Source records:
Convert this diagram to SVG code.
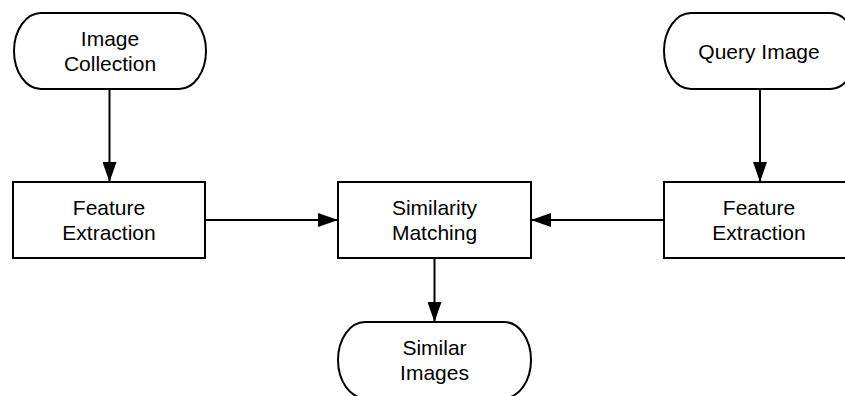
<svg xmlns="http://www.w3.org/2000/svg" width="845" height="396" viewBox="0 0 845 396">
<defs>
<style>
.box{fill:#fff;stroke:#000;stroke-width:2}
.lbl{font-family:"Liberation Sans",Arial,sans-serif;font-size:21px;fill:#000;text-anchor:middle}
.edge{stroke:#000;stroke-width:2;fill:none}
</style>
<marker id="ah" markerWidth="20" markerHeight="14" refX="20" refY="7" orient="auto" markerUnits="userSpaceOnUse">
<path d="M0,0 L20,7 L0,14 Z" fill="#000"/>
</marker>
</defs>
<rect width="845" height="396" fill="#fff"/>
<g id="connectors">
<line class="edge" x1="109.5" y1="89" x2="109.5" y2="182" marker-end="url(#ah)"/>
<line class="edge" x1="760" y1="89" x2="760" y2="182" marker-end="url(#ah)"/>
<line class="edge" x1="205" y1="220" x2="338" y2="220" marker-end="url(#ah)"/>
<line class="edge" x1="664" y1="220" x2="531" y2="220" marker-end="url(#ah)"/>
<line class="edge" x1="434.5" y1="258" x2="434.5" y2="322" marker-end="url(#ah)"/>
</g>
<g id="image-collection">
<path class="box" d="M41,13 H179 A27,38 0 0 1 179,89 H41 A27,38 0 0 1 41,13 Z"/>
<text class="lbl" x="110" y="46">Image</text>
<text class="lbl" x="110" y="71">Collection</text>
</g>
<g id="query-image">
<path class="box" d="M691,13 H830 A27,38 0 0 1 830,89 H691 A27,38 0 0 1 691,13 Z"/>
<text class="lbl" x="759" y="59">Query Image</text>
</g>
<g id="feature-extraction-left">
<rect class="box" x="13" y="182" width="192" height="76"/>
<text class="lbl" x="109" y="215">Feature</text>
<text class="lbl" x="109" y="240">Extraction</text>
</g>
<g id="similarity-matching">
<rect class="box" x="338" y="182" width="193" height="76"/>
<text class="lbl" x="434.5" y="215">Similarity</text>
<text class="lbl" x="434.5" y="240">Matching</text>
</g>
<g id="feature-extraction-right">
<rect class="box" x="664" y="182" width="193" height="76"/>
<text class="lbl" x="759" y="215">Feature</text>
<text class="lbl" x="759" y="240">Extraction</text>
</g>
<g id="similar-images">
<path class="box" d="M365,322 H504 A27,38 0 0 1 504,398 H365 A27,38 0 0 1 365,322 Z"/>
<text class="lbl" x="434.5" y="355">Similar</text>
<text class="lbl" x="434.5" y="380">Images</text>
</g>
</svg>
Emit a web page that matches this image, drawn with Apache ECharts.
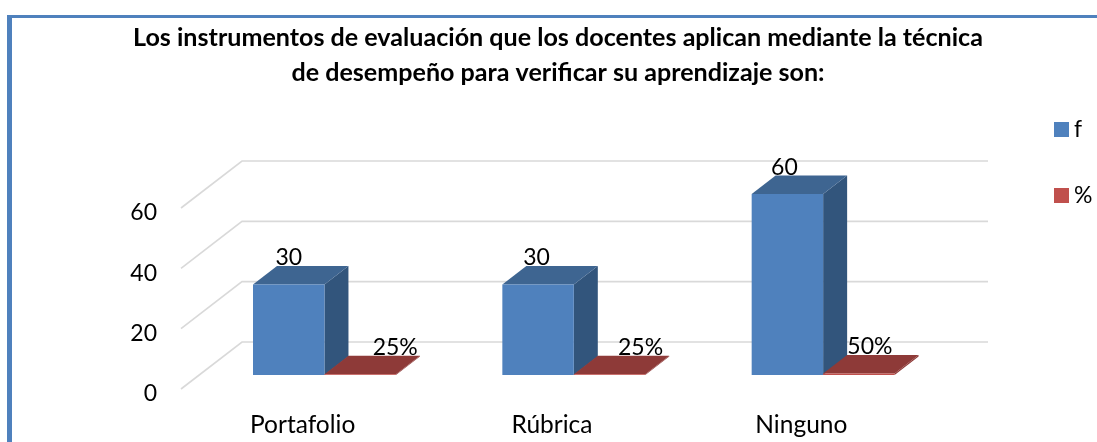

**EXERCISE DESCRIPTION**
Of the lines above, copy each that contains "this".

**SOLUTION**
Convert this diagram to SVG code.
Emit a web page that matches this image, drawn with Apache ECharts.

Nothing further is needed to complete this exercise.